Complètement parce déjà, il y a de plus en plus de jeunes. A Paris, on le remarque à Bastille, à la Philharmonie, etc. Quand j’étais plus jeune, j’entendais déjà, à l’époque, que le public de l’opéra était majoritairement constitué de personnes âgées. Aujourd’hui cela me fait sourire qu’on parle de renouvellement du public parce que, disons-le, elles se sont renouvelées les personnes âgées. Ce ne sont certainement pas les mêmes qu’il y a 40 ans [rires] ! Et puis, je trouve aussi qu’on remarque un renouvellement du type de public, de par l’usage des codes sociaux. Le public est beaucoup moins guindé. Maintenant les spectateurs sortent du travail et vont à l’opéra en jean. Cela n’aurait pas été possible il y a plus de cinquante ans. Dans les années 60, les gens y allaient encore en robe de soirée et en costume, voire en smocking. Enfin, je trouve aussi que l’opéra à la télévision et toutes les retransmissions dans les cinémas offrent un sacré levier de démocratisation.

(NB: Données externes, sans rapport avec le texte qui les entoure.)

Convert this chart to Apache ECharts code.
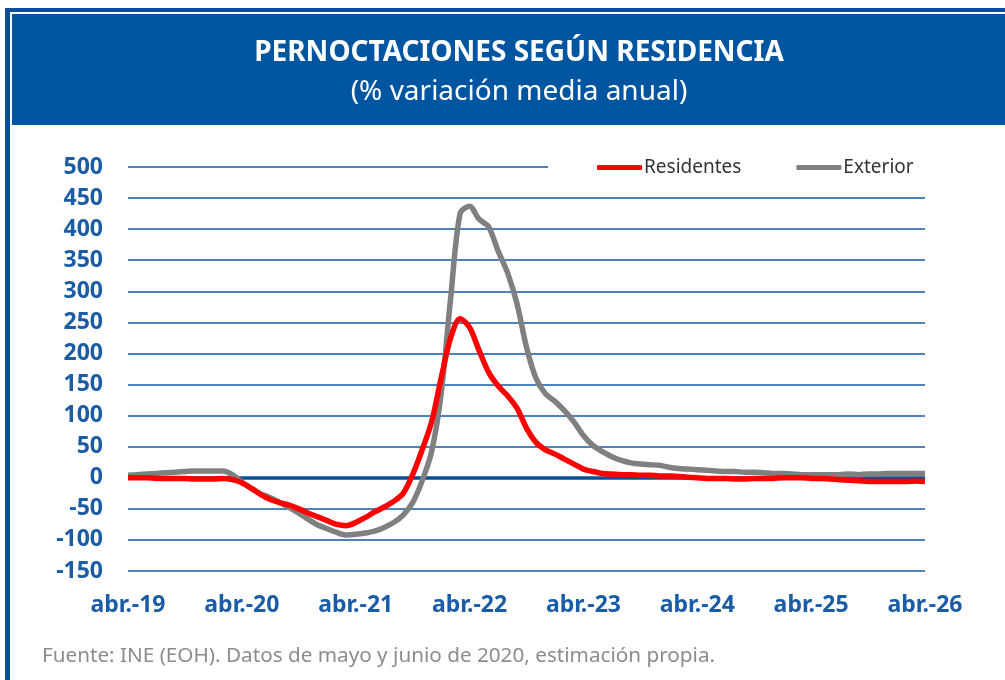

Qu’en est-il de votre première fois à l’opéra ?
Mon père était corniste et faisait les musiques de scènes à l’Opéra de Paris. C’est grâce à lui que j’ai découvert ce monde. Au départ, vers l’âge de 12-13 ans, j’allais voir des répétitions générales, notamment des répétitions d’opéras de Wagner. Ensuite, il y a un opéra qui m’a profondément marqué, la Norma, en 1987, avec Michèle Lagrange et Martine Dupuy. Deux françaises pour les deux rôles féminins, c’était un sacré cocorico pour nos chanteuses ! Je crois que cela ne s’est jamais reproduit depuis. D’une façon générale, je peux dire que j’ai eu beaucoup de plaisir en allant à l’opéra avec mon papa. J’ai pu voir de près Luciano Pavarotti, Renée Fleming, June Anderson et plein d’autres grands chanteurs, et cela m’a beaucoup influencée. A force de voir toutes ces répétitions, je me suis très vite dit que c’était formidable de pouvoir allier le théâtre et la musique, et c’est cela qui a motivé ma vocation.
Étiez-vous une fan ?
Complètement ! J’allais voir les chanteurs après les représentations, je leur demandais des dédicaces. J’ai même couru dans la rue après Régine Crespin pour avoir un autographe, j’avais 13 ans et à l’époque, j’étais une vraie groupie [rires].
Mais il en faut ! Maintenant, c’est vous que les jeunes viennent voir.
Oui ! Je suis très heureuse de les rencontrer, de les écouter et de partager des moments d’échanges qui m’apportent aussi beaucoup. C’est toujours un immense plaisir de sentir la passion chez les jeunes.